» **REQUIRED WORK**
Starting at the first line of the listing below, repeat each line up to and including the one containing "YAxis, ErrorBar, ReferenceArea". Leave out pictures.

========

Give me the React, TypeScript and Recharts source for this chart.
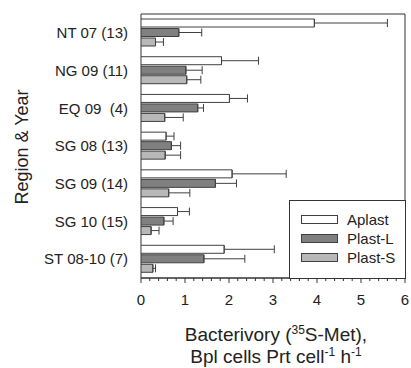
import { BarChart, Bar, XAxis, YAxis, ErrorBar, ReferenceArea } from 'recharts';

// Region & year categories (n in parentheses)
const regions = ['NT 07 (13)', 'NG 09 (11)', 'EQ 09 \u00a0(4)', 'SG 08 (13)', 'SG 09 (14)', 'SG 10 (15)', 'ST 08-10 (7)'];

// mean bacterivory and upper end of error bar
const aplast = [3.94, 1.83, 2.01, 0.57, 2.07, 0.83, 1.89];
const aplastTop = [5.6, 2.67, 2.42, 0.75, 3.3, 1.1, 3.03];
const plastL = [0.86, 1.02, 1.29, 0.69, 1.69, 0.52, 1.43];
const plastLTop = [1.38, 1.39, 1.42, 0.9, 2.17, 0.73, 2.36];
const plastS = [0.33, 1.04, 0.54, 0.55, 0.63, 0.23, 0.27];
const plastSTop = [0.51, 1.36, 0.96, 0.9, 1.11, 0.41, 0.33];

const majorTicks = [0, 1, 2, 3, 4, 5, 6];
const allTicks = Array.from({ length: 31 }, (_, i) => Math.round(i * 2) / 10);

const series = [
  { key: 'aplast', name: 'Aplast', fill: '#ffffff' },
  { key: 'plastL', name: 'Plast-L', fill: '#808080' },
  { key: 'plastS', name: 'Plast-S', fill: '#b8b8b8' },
];

// one-sided error bars: [lower, upper]
const data = regions.map((name, i) => ({
  name,
  aplast: aplast[i],
  aplastErr: [0, aplastTop[i] - aplast[i]],
  plastL: plastL[i],
  plastLErr: [0, plastLTop[i] - plastL[i]],
  plastS: plastS[i],
  plastSErr: [0, plastSTop[i] - plastS[i]],
}));

const FONT = 'Arial, "Liberation Sans", sans-serif';
const INK = '#333';

const XTick = ({ x, y, payload }: any) => {
  const major = majorTicks.includes(payload.value);
  return (
    <g>
      <line x1={x} x2={x} y1={y} y2={y + (major ? 5 : 3)} stroke={INK} />
      {major && (
        <text x={x} y={y + 27} textAnchor="middle" fontSize={15} fill="#222" fontFamily={FONT}>
          {payload.value}
        </text>
      )}
    </g>
  );
};

const LegendBox = () => (
  <div
    style={{
      position: 'absolute',
      left: 289,
      top: 200,
      border: '1px solid ' + INK,
      width: 117,
      height: 79,
      boxSizing: 'border-box',
      background: '#fff',
      fontFamily: FONT,
      fontSize: 15,
      color: '#222',
      paddingTop: 9,
    }}
  >
    {series.map((s) => (
      <div key={s.key} style={{ display: 'flex', alignItems: 'center', height: 19, paddingLeft: 11 }}>
        <span style={{ width: 35, height: 7, background: s.fill, border: '1px solid #404040', marginRight: 9 }} />
        <span>{s.name}</span>
      </div>
    ))}
  </div>
);

const App = () => {
  return (
    <div style={{ position: 'absolute', left: 0, top: 0, width: 411, height: 368, background: '#fff' }}>
      <BarChart
        width={411}
        height={368}
        data={data}
        layout="vertical"
        margin={{ top: 14, right: 6, bottom: 60, left: 0 }}
        barSize={8}
        barGap={1.5}
      >
        <XAxis
          type="number"
          domain={[0, 6]}
          ticks={allTicks}
          interval={0}
          allowDataOverflow
          tickLine={false}
          tickSize={0}
          tickMargin={0}
          tick={<XTick />}
          stroke={INK}
          height={30}
        />
        <YAxis
          type="category"
          dataKey="name"
          width={141}
          tickLine={false}
          axisLine={false}
          tickSize={0}
          tickMargin={13}
          tick={{ fontSize: 15, fill: '#222', fontFamily: FONT }}
        />
        <ReferenceArea x1={0} x2={6} fill="none" stroke={INK} strokeWidth={1} ifOverflow="visible" />
        {series.map((s) => (
          <Bar key={s.key} dataKey={s.key} name={s.name} fill={s.fill} stroke="#404040" strokeWidth={1} isAnimationActive={false}>
            <ErrorBar dataKey={s.key + 'Err'} direction="x" width={4} stroke="#404040" strokeWidth={1} />
          </Bar>
        ))}
      </BarChart>
      <LegendBox />
      <svg width={411} height={368} style={{ position: 'absolute', left: 0, top: 0, pointerEvents: 'none' }}>
        <text
          x={0}
          y={0}
          transform="translate(28,147) rotate(-90)"
          textAnchor="middle"
          fontSize={18}
          fill="#222"
          fontFamily={FONT}
        >
          Region &amp; Year
        </text>
        <text x={276} y={341} textAnchor="middle" fontSize={19} fill="#222" fontFamily={FONT}>
          Bacterivory (<tspan dy={-7} fontSize={12}>35</tspan>
          <tspan dy={7}>S-Met),</tspan>
        </text>
        <text x={276} y={363} textAnchor="middle" fontSize={19} fill="#222" fontFamily={FONT}>
          Bpl cells Prt cell<tspan dy={-7} fontSize={12}>-1</tspan>
          <tspan dy={7}> h</tspan>
          <tspan dy={-7} fontSize={12}>-1</tspan>
        </text>
      </svg>
    </div>
  );
};

export default App;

========

» **THE ANSWER**
Give me the React, TypeScript and Recharts source for this chart.
import { BarChart, Bar, XAxis, YAxis, ErrorBar, ReferenceArea } from 'recharts';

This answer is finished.